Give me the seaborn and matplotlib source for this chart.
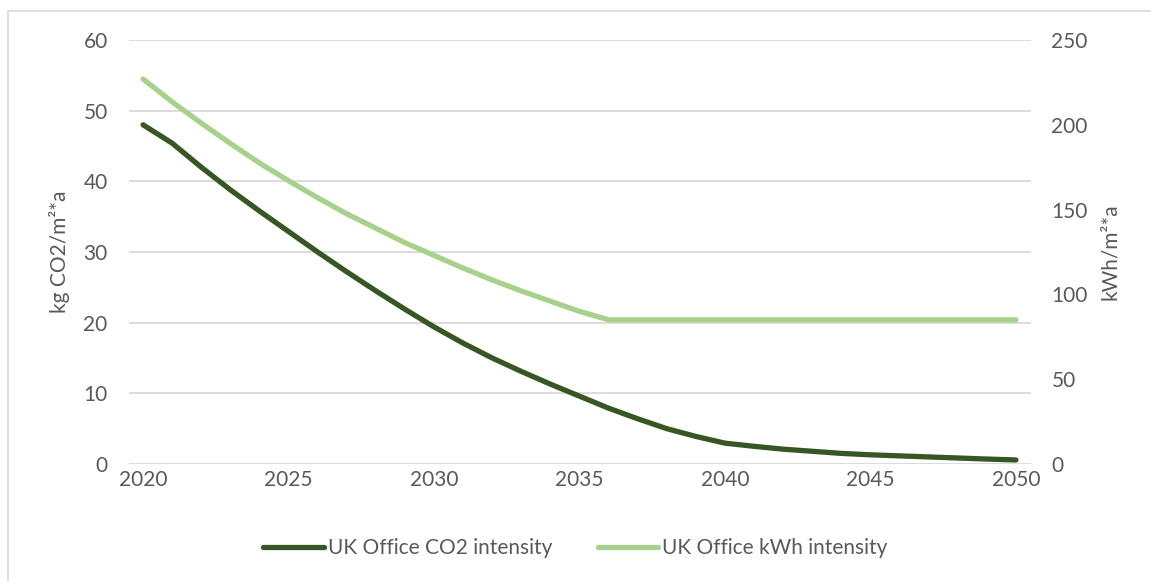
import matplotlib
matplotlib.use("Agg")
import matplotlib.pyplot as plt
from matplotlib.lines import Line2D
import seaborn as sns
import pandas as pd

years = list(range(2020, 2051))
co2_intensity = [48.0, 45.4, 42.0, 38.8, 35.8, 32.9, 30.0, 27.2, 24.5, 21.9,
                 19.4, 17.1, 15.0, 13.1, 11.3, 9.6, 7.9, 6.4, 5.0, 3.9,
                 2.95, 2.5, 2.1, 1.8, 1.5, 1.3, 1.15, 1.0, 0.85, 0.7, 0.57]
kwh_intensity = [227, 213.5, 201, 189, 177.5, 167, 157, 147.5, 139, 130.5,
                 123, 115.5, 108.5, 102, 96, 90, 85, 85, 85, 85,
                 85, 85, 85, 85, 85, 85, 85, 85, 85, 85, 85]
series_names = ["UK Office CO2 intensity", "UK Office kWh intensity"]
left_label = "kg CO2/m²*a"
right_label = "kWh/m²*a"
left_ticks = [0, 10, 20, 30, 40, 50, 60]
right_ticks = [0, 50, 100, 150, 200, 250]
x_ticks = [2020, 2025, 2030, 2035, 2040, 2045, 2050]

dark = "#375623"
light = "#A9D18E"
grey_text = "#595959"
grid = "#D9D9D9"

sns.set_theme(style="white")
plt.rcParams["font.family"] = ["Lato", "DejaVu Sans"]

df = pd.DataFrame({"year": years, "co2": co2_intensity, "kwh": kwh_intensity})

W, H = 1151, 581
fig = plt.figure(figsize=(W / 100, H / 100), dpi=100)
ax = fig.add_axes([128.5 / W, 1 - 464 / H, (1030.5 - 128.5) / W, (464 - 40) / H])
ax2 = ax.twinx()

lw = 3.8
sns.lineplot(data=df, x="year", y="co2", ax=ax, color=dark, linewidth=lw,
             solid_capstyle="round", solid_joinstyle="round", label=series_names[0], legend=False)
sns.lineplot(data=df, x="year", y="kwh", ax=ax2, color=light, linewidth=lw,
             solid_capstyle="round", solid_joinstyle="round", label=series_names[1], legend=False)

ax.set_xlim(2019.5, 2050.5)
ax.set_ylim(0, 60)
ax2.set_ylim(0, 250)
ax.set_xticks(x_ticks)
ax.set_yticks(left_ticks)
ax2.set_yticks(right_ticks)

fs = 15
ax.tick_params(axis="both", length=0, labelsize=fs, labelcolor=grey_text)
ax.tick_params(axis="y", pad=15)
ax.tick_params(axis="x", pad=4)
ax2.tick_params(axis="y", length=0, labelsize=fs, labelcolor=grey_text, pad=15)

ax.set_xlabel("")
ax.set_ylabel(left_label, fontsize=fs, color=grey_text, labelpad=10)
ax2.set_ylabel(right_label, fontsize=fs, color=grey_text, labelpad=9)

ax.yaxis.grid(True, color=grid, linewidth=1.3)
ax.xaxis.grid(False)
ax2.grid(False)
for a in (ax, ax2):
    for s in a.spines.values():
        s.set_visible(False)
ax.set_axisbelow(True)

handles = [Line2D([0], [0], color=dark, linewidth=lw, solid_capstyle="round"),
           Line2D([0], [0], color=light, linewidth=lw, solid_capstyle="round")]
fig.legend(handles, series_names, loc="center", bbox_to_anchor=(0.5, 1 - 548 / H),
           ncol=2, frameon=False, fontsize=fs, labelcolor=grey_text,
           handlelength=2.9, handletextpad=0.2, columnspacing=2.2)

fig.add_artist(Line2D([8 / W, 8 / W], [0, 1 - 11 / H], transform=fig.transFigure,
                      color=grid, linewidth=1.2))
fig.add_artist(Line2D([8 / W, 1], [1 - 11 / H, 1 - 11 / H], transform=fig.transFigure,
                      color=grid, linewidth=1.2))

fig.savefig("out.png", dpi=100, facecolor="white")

####################

Without any pictures, reproduce the lines from the first one in the material through the line that has "ax2 = ax.twinx()", exactly as they appear.

Give me the seaborn and matplotlib source for this chart.
import matplotlib
matplotlib.use("Agg")
import matplotlib.pyplot as plt
from matplotlib.lines import Line2D
import seaborn as sns
import pandas as pd

years = list(range(2020, 2051))
co2_intensity = [48.0, 45.4, 42.0, 38.8, 35.8, 32.9, 30.0, 27.2, 24.5, 21.9,
                 19.4, 17.1, 15.0, 13.1, 11.3, 9.6, 7.9, 6.4, 5.0, 3.9,
                 2.95, 2.5, 2.1, 1.8, 1.5, 1.3, 1.15, 1.0, 0.85, 0.7, 0.57]
kwh_intensity = [227, 213.5, 201, 189, 177.5, 167, 157, 147.5, 139, 130.5,
                 123, 115.5, 108.5, 102, 96, 90, 85, 85, 85, 85,
                 85, 85, 85, 85, 85, 85, 85, 85, 85, 85, 85]
series_names = ["UK Office CO2 intensity", "UK Office kWh intensity"]
left_label = "kg CO2/m²*a"
right_label = "kWh/m²*a"
left_ticks = [0, 10, 20, 30, 40, 50, 60]
right_ticks = [0, 50, 100, 150, 200, 250]
x_ticks = [2020, 2025, 2030, 2035, 2040, 2045, 2050]

dark = "#375623"
light = "#A9D18E"
grey_text = "#595959"
grid = "#D9D9D9"

sns.set_theme(style="white")
plt.rcParams["font.family"] = ["Lato", "DejaVu Sans"]

df = pd.DataFrame({"year": years, "co2": co2_intensity, "kwh": kwh_intensity})

W, H = 1151, 581
fig = plt.figure(figsize=(W / 100, H / 100), dpi=100)
ax = fig.add_axes([128.5 / W, 1 - 464 / H, (1030.5 - 128.5) / W, (464 - 40) / H])
ax2 = ax.twinx()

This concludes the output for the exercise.